#### AIM OF THE TASK
Look through the material below for "with". Copy every line that contains it.

#### RECORDS FOR THE TASK
- - - - - - -
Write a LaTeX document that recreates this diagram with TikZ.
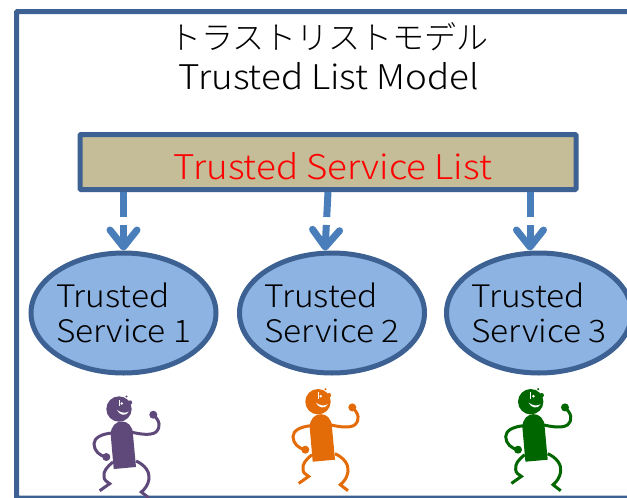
- - - - - - -
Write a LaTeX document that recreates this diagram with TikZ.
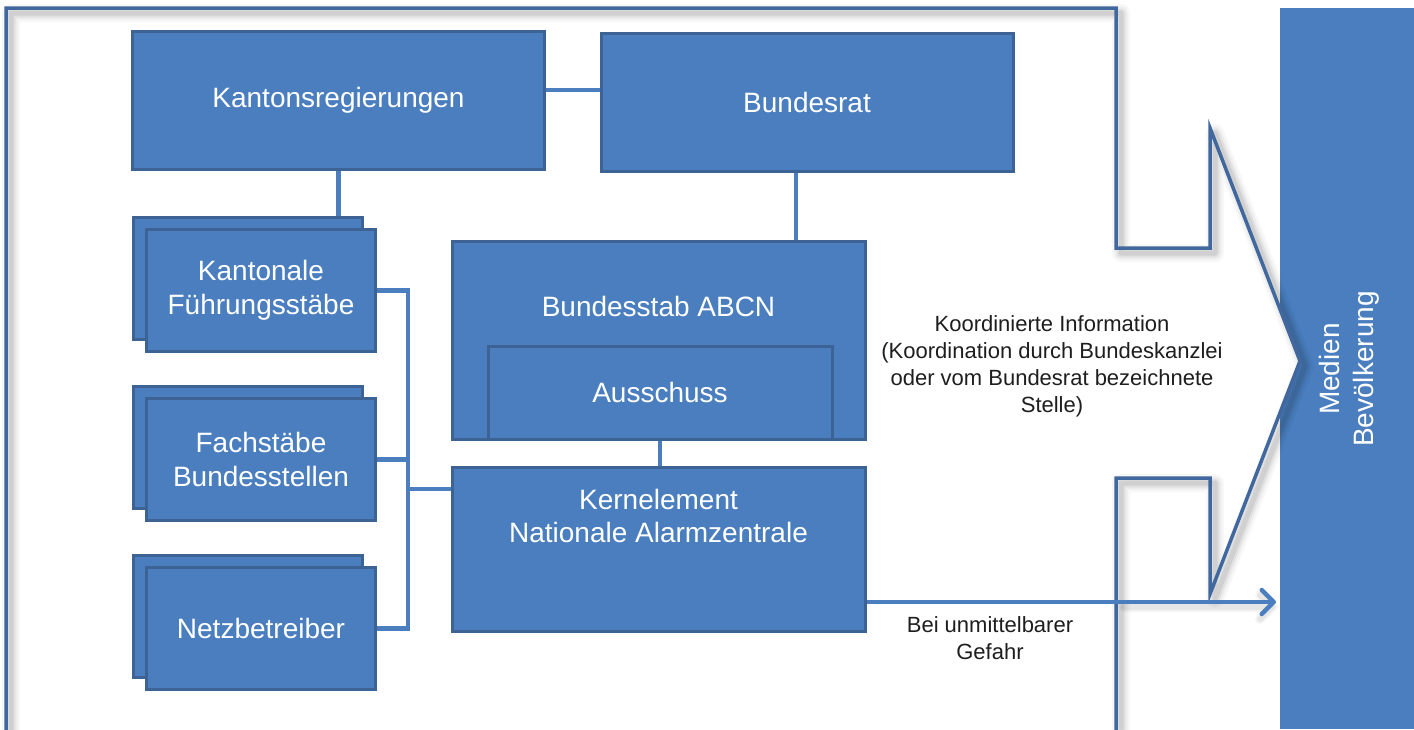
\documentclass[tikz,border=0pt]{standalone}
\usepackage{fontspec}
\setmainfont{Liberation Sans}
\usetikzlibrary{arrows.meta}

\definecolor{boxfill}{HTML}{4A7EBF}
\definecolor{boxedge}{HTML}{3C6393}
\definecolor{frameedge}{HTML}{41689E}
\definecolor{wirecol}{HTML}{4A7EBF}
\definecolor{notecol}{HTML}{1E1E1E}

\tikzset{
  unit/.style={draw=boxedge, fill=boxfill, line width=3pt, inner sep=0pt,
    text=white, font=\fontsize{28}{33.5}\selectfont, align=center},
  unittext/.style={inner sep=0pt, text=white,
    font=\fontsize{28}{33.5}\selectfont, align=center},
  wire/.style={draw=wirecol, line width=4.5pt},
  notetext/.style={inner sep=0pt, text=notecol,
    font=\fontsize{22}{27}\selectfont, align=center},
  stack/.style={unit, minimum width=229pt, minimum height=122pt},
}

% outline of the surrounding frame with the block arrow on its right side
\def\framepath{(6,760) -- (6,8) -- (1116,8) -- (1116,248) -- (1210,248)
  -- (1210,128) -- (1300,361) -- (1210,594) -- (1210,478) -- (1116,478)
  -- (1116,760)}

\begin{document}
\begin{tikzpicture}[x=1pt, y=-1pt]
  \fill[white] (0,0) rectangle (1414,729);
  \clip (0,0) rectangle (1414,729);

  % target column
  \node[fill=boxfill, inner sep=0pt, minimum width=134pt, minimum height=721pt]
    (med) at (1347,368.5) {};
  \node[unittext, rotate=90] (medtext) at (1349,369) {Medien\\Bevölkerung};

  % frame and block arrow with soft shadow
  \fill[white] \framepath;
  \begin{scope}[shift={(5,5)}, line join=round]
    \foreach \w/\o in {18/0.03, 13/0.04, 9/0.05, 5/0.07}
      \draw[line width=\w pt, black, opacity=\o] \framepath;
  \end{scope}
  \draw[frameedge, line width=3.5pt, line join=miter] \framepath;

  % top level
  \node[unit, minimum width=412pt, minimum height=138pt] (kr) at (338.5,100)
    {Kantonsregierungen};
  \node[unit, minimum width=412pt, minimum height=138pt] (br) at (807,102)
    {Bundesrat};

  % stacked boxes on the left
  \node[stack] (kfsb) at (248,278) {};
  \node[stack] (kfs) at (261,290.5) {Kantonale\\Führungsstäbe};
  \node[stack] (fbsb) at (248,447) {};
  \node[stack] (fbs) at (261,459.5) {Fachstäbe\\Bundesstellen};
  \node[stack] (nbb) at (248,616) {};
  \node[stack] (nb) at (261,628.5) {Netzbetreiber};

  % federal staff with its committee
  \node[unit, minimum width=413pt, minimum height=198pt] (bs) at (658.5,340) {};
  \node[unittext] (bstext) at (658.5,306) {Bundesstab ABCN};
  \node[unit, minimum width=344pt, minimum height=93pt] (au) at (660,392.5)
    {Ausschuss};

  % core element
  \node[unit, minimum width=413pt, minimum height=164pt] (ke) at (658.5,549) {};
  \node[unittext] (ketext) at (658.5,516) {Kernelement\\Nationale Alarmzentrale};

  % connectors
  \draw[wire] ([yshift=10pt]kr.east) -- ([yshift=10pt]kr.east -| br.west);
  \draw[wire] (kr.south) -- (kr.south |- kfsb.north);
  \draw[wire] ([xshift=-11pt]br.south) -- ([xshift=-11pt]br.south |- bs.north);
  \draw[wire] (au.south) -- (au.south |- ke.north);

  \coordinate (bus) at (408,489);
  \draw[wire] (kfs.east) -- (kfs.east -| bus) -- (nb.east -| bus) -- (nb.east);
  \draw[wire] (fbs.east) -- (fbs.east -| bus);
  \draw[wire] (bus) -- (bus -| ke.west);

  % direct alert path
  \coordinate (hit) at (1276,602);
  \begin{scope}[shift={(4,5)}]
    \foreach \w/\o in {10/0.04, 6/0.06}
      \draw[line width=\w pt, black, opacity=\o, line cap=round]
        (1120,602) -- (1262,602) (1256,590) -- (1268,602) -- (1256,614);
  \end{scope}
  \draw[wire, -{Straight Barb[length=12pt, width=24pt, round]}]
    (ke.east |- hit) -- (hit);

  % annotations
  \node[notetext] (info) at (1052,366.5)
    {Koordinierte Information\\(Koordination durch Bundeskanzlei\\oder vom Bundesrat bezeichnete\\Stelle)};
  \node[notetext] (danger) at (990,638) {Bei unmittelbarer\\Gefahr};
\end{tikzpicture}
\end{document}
- - - - - - -
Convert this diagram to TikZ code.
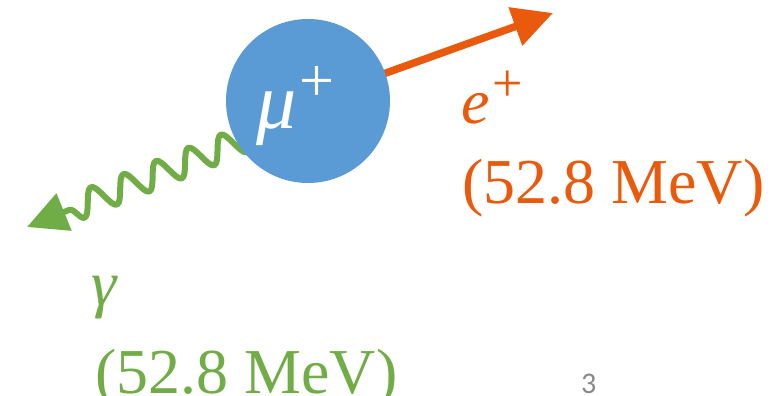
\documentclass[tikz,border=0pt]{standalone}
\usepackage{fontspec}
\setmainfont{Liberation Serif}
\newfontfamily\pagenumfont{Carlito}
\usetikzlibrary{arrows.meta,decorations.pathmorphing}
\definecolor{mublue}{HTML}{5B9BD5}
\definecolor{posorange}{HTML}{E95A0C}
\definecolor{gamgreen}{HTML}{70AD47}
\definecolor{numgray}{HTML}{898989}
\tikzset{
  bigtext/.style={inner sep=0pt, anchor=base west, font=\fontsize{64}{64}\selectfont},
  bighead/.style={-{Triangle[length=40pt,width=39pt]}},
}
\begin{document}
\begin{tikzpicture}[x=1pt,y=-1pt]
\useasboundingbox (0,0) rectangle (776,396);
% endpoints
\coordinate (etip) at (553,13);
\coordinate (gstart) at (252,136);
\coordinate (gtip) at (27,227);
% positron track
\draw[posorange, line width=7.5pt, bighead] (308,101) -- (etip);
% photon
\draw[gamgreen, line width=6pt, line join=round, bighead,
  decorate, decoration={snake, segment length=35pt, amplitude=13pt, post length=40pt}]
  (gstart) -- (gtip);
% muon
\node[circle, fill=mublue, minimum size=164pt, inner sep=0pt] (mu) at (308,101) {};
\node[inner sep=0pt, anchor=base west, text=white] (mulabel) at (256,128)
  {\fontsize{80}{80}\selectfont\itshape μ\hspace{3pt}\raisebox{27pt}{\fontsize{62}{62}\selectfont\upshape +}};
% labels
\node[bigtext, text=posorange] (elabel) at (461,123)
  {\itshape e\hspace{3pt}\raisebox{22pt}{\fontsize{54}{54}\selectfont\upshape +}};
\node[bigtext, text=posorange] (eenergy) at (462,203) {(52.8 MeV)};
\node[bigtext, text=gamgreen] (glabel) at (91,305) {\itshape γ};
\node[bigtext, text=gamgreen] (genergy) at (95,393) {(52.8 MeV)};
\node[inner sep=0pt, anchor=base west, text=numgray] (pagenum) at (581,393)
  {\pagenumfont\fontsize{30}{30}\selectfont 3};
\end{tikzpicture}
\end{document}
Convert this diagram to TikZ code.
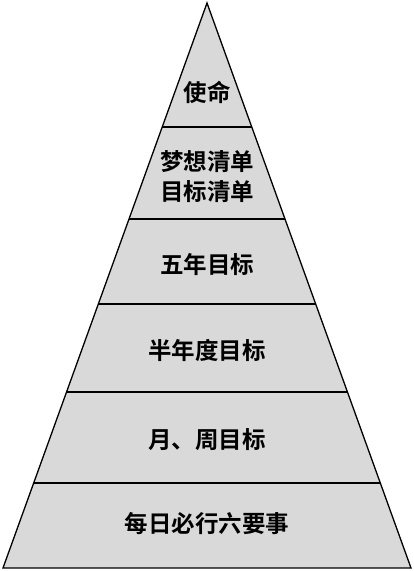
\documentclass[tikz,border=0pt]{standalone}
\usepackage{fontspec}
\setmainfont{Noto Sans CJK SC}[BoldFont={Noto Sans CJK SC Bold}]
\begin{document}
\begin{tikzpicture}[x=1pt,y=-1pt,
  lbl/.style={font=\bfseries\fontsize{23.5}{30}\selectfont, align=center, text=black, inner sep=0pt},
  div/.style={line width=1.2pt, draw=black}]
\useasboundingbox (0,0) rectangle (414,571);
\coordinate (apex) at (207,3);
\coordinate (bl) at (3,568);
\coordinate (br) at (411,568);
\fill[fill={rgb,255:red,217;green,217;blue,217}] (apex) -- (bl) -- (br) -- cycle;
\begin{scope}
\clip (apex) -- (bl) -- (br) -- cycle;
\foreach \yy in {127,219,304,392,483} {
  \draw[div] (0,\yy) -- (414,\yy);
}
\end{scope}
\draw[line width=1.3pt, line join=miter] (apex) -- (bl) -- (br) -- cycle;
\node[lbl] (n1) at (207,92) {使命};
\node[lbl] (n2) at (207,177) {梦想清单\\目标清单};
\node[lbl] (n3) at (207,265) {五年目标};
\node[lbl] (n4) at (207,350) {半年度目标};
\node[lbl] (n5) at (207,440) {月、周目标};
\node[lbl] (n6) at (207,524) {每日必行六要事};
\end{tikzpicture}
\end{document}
- - - - - - -
#### ANSWER TO THE EXERCISE
Write a LaTeX document that recreates this diagram with TikZ.
Write a LaTeX document that recreates this diagram with TikZ.
% outline of the surrounding frame with the block arrow on its right side
  % frame and block arrow with soft shadow
  % federal staff with its committee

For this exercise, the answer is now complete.